**Data extract:**
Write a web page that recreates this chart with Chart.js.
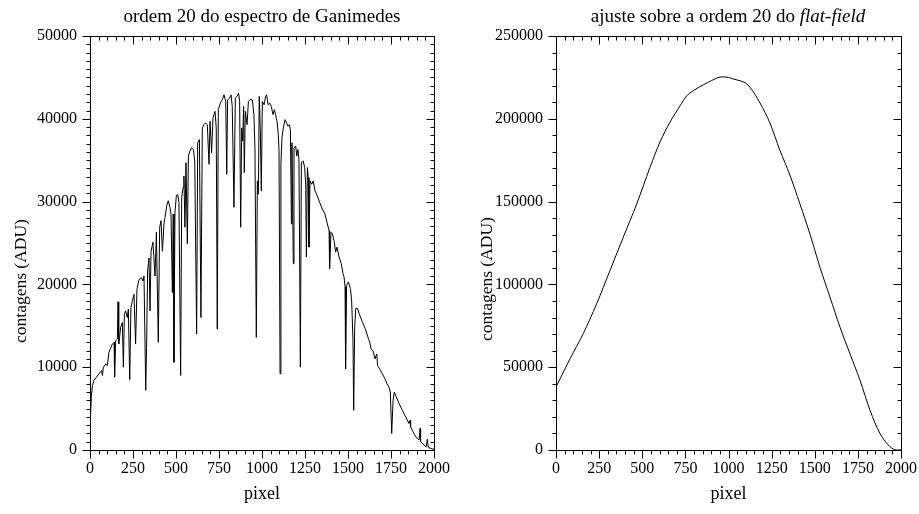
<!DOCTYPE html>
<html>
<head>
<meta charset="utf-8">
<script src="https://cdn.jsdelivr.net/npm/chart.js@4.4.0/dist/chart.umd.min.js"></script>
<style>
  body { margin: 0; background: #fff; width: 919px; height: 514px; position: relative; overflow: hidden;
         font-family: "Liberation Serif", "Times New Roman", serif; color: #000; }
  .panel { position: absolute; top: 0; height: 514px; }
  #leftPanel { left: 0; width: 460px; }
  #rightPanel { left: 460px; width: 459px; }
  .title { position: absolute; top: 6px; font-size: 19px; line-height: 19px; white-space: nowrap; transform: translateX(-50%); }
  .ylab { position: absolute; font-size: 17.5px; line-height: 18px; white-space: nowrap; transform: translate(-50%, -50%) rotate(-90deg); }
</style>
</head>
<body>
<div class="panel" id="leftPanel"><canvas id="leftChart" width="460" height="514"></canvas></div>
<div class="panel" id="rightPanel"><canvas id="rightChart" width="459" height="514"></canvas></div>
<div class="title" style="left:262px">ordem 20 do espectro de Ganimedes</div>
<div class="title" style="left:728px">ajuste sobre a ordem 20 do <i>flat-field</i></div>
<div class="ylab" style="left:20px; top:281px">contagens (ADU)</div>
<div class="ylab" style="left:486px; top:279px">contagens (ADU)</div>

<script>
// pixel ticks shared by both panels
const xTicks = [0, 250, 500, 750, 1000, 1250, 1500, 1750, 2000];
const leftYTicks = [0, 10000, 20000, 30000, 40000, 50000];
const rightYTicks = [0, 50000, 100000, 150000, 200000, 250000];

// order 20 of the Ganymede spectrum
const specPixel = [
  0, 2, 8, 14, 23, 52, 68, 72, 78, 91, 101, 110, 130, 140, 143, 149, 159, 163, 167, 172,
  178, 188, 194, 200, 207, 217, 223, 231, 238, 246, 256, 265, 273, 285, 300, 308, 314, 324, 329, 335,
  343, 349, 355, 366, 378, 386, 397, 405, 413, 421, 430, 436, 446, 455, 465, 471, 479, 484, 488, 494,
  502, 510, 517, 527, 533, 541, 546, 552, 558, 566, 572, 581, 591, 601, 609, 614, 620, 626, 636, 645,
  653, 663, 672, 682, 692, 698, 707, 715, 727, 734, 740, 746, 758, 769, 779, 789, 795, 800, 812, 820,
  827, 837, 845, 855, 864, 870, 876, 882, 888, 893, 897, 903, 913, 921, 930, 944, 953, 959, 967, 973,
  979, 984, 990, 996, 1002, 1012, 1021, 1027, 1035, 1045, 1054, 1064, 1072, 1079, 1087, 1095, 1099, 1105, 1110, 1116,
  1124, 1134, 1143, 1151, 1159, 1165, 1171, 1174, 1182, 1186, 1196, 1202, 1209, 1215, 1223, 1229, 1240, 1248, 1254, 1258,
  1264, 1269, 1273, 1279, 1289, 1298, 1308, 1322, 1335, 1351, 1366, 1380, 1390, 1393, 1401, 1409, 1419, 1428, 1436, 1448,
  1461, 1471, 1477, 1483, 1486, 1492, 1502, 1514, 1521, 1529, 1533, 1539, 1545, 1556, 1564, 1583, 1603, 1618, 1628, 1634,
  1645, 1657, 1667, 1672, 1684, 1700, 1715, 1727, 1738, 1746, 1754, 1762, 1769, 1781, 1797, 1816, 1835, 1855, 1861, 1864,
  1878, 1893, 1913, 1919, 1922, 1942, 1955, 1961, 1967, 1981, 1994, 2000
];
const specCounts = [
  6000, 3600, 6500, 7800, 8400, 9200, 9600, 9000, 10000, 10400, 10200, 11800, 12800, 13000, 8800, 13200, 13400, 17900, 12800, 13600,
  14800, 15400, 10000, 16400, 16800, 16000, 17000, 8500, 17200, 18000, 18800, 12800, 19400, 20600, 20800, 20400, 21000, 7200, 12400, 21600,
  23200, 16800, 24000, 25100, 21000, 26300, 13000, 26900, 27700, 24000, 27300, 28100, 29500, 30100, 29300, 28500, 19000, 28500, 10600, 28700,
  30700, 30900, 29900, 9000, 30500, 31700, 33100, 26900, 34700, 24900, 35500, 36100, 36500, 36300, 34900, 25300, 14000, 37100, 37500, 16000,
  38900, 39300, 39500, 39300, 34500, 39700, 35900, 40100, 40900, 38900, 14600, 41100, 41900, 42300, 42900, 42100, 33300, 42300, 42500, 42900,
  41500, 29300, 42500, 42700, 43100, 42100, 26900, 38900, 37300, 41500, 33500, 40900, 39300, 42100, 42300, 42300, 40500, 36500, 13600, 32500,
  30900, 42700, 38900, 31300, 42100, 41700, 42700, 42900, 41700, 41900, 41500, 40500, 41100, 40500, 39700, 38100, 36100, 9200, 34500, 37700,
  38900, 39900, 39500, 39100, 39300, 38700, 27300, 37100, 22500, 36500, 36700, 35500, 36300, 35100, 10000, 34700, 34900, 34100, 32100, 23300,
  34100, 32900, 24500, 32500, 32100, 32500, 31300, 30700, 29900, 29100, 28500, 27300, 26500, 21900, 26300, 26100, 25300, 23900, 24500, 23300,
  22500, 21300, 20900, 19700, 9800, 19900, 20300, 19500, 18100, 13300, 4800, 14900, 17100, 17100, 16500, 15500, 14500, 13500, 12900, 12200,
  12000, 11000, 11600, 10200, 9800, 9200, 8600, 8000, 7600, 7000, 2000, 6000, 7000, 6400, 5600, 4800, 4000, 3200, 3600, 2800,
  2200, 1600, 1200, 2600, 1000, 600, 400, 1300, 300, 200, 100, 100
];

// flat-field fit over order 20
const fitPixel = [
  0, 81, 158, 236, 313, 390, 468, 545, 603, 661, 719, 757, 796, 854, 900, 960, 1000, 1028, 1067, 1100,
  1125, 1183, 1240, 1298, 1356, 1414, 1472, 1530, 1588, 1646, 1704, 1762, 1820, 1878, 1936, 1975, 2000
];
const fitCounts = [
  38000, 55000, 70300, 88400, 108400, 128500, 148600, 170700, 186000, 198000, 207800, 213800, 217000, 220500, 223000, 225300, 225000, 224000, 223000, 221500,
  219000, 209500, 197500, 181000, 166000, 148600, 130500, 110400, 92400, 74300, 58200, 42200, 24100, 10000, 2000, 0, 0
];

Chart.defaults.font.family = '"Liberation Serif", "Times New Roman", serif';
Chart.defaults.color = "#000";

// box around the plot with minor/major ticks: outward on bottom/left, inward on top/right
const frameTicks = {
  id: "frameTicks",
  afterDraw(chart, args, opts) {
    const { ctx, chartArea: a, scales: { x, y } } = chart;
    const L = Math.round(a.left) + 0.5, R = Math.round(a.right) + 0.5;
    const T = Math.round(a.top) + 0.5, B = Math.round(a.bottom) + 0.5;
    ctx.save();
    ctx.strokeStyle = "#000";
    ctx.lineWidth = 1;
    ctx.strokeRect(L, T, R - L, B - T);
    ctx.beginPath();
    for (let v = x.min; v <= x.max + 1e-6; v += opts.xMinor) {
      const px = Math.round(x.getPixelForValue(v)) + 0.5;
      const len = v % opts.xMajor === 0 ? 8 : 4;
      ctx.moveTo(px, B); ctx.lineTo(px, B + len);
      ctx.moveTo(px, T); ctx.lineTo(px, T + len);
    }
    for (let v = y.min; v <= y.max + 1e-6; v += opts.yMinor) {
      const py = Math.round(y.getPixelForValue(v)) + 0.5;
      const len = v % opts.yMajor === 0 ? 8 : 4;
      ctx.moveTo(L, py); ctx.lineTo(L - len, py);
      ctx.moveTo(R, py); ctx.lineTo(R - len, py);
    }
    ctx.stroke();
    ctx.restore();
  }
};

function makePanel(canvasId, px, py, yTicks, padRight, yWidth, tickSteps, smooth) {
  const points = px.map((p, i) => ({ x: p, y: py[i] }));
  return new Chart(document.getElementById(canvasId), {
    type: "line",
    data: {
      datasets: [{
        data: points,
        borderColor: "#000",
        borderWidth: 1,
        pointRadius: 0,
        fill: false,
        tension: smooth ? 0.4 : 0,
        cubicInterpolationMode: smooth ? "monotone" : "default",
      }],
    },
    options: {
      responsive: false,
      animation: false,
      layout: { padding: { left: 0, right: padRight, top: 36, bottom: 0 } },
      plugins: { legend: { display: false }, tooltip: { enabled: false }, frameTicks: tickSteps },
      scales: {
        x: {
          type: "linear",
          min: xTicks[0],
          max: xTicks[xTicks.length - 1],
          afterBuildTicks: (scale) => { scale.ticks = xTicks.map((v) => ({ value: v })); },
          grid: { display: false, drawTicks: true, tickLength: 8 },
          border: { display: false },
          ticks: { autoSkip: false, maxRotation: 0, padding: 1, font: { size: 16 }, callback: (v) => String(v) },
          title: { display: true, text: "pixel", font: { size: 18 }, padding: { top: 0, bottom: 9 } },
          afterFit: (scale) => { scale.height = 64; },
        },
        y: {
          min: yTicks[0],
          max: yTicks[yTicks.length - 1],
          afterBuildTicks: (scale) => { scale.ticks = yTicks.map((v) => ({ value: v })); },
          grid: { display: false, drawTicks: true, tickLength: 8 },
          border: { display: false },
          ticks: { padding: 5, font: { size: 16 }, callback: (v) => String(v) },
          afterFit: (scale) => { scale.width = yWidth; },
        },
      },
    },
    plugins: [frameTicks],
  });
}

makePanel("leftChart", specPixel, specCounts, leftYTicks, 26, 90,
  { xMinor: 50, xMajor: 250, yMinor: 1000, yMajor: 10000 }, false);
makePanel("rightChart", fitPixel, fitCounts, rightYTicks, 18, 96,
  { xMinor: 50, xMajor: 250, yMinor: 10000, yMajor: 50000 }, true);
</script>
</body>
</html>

**Task description:**
Give again, exactly, the lines from the start of the data through the one holding "const rightYTicks = [0, 50000, 100000, 150000, 200000, 250000];"; omit the pictures.

**Reply to the task:**
Write a web page that recreates this chart with Chart.js.
<!DOCTYPE html>
<html>
<head>
<meta charset="utf-8">
<script src="https://cdn.jsdelivr.net/npm/chart.js@4.4.0/dist/chart.umd.min.js"></script>
<style>
  body { margin: 0; background: #fff; width: 919px; height: 514px; position: relative; overflow: hidden;
         font-family: "Liberation Serif", "Times New Roman", serif; color: #000; }
  .panel { position: absolute; top: 0; height: 514px; }
  #leftPanel { left: 0; width: 460px; }
  #rightPanel { left: 460px; width: 459px; }
  .title { position: absolute; top: 6px; font-size: 19px; line-height: 19px; white-space: nowrap; transform: translateX(-50%); }
  .ylab { position: absolute; font-size: 17.5px; line-height: 18px; white-space: nowrap; transform: translate(-50%, -50%) rotate(-90deg); }
</style>
</head>
<body>
<div class="panel" id="leftPanel"><canvas id="leftChart" width="460" height="514"></canvas></div>
<div class="panel" id="rightPanel"><canvas id="rightChart" width="459" height="514"></canvas></div>
<div class="title" style="left:262px">ordem 20 do espectro de Ganimedes</div>
<div class="title" style="left:728px">ajuste sobre a ordem 20 do <i>flat-field</i></div>
<div class="ylab" style="left:20px; top:281px">contagens (ADU)</div>
<div class="ylab" style="left:486px; top:279px">contagens (ADU)</div>

<script>
// pixel ticks shared by both panels
const xTicks = [0, 250, 500, 750, 1000, 1250, 1500, 1750, 2000];
const leftYTicks = [0, 10000, 20000, 30000, 40000, 50000];
const rightYTicks = [0, 50000, 100000, 150000, 200000, 250000];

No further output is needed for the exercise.